There’s More Proof That Return to Office Is Pointless - I have mixed feelings on the "Return to Office" debate. Starting my current second Remote job in a row, I appreciate the flexibility of my daily schedule and lack of commute - but I also sometimes resent how my company partially "owns" my office space and makes it a little less fun for my personal side projects.

I'm also aware of how many companies and teams haven't leaned into building a sense of online community. There's a UX story here: achieving a virtual group presence and ongoing conversation is a harder row to hoe with MS Teams than some other platforms. Each Teams space feels like a collection of public email threads (with a clunky Word-like formatting tool ribbon front and center) vs the more chat-y experience of Slack, where there is a single conversation with threads branching off.


(It seems Google Chat recently pivoted to be more like Slack - so old threads with new replies are no longer moved up. But Slack has a gloriously clever bit of UX with a checkbox to copy any given thread reply to the main channel - this empowers a user to selectively bring up an old conversation that might have dropped off other folk's radar.)


Of course, the tech matters a bit less than the mood of the folks using it - it's a cultural thing, and I'm not sure yet if that best comes from the top down or can be made organically.
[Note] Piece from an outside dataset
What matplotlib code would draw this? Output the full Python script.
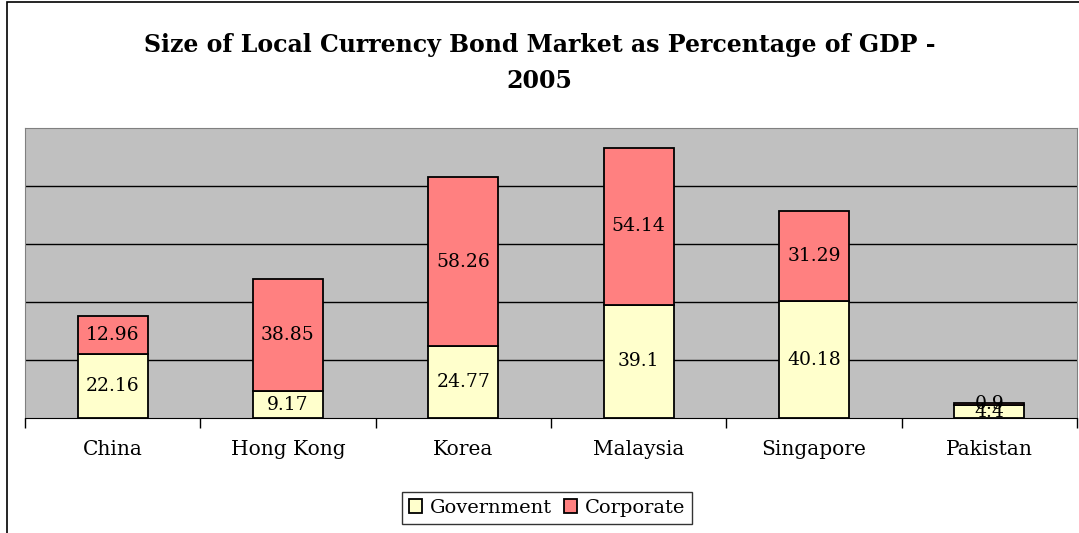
import numpy as np
import matplotlib.pyplot as plt
from matplotlib.patches import Rectangle

# data
countries = ["China", "Hong Kong", "Korea", "Malaysia", "Singapore", "Pakistan"]
government = [22.16, 9.17, 24.77, 39.1, 40.18, 4.4]
corporate = [12.96, 38.85, 58.26, 54.14, 31.29, 0.9]

GOV_COLOR = "#FFFFCC"
CORP_COLOR = "#FF8080"
FONT = "DejaVu Serif"


def main():
    fig = plt.figure(figsize=(10.79, 5.33), dpi=100)
    # outer chart border
    fig.patches.append(Rectangle((7 / 1079, -0.05), 1.2, 1.05 - 2 / 533, transform=fig.transFigure,
                                 fill=False, edgecolor="black", linewidth=1.2))
    ax = fig.add_axes([25 / 1079, 115 / 533, 1052 / 1079, 290 / 533])
    ax.set_facecolor("#C0C0C0")

    x = np.arange(len(countries))
    width = 0.4
    ax.bar(x, government, width, color=GOV_COLOR, edgecolor="black", linewidth=1.3,
           label="Government", zorder=3)
    ax.bar(x, corporate, width, bottom=government, color=CORP_COLOR, edgecolor="black",
           linewidth=1.3, label="Corporate", zorder=3)

    for i in range(len(countries)):
        ax.text(x[i], government[i] / 2, "%g" % government[i], ha="center", va="center",
                fontsize=13.5, family=FONT, zorder=4)
        ax.text(x[i], government[i] + corporate[i] / 2, "%g" % corporate[i], ha="center",
                va="center", fontsize=13.5, family=FONT, zorder=4)

    ax.set_xlim(-0.5, len(countries) - 0.5)
    ax.set_ylim(0, 100)
    ax.set_yticks([20, 40, 60, 80])
    ax.yaxis.grid(True, color="black", linewidth=1)
    ax.set_axisbelow(True)
    ax.tick_params(axis="y", left=False, labelleft=False)

    ax.set_xticks(x)
    ax.set_xticklabels(countries, family=FONT, fontsize=14.5)
    ax.tick_params(axis="x", which="major", length=0, pad=16)
    ax.set_xticks(np.arange(len(countries) + 1) - 0.5, minor=True)
    ax.tick_params(axis="x", which="minor", length=7, color="black", width=1)

    for side in ["top", "right", "left"]:
        ax.spines[side].set_color("#808080")
    ax.spines["bottom"].set_color("black")

    fig.text(0.5, 1 - 63 / 533, "Size of Local Currency Bond Market as Percentage of GDP -\n2005",
             ha="center", va="center", fontsize=17, fontweight="bold", family=FONT,
             linespacing=1.65)

    leg = ax.legend(loc="center", bbox_to_anchor=(547 / 1079, 25 / 533),
                    bbox_transform=fig.transFigure, ncol=2, frameon=True, fancybox=False,
                    edgecolor="black", prop={"family": FONT, "size": 14},
                    handlelength=0.7, handleheight=0.7, handletextpad=0.4, columnspacing=0.6,
                    borderpad=0.35)
    leg.get_frame().set_linewidth(1)

    fig.savefig("out.png", dpi=100)


if __name__ == "__main__":
    main()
It's a little disheartening when you see a bunch of unused channels, where the last post was months and months ago. (I think one UX takeaway there is don't get TOO fine-grained with your room/channel creation. In theory specialty topic channels might encourage discussion in that area, but in practice it can dilute an already small pool of participants.)


Getting back to other Hybrid and In-Office concepts, I do worry that as a remote worker I am more of a fungible commodity than I would be otherwise. No matter how one feels about a bias against remote work, living near Boston, I wonder if there's a competitive advantage to having hybrid or in-office as an option? One that personally I would have been ok with, though I like companies that respect employee's countering opinions on the matter.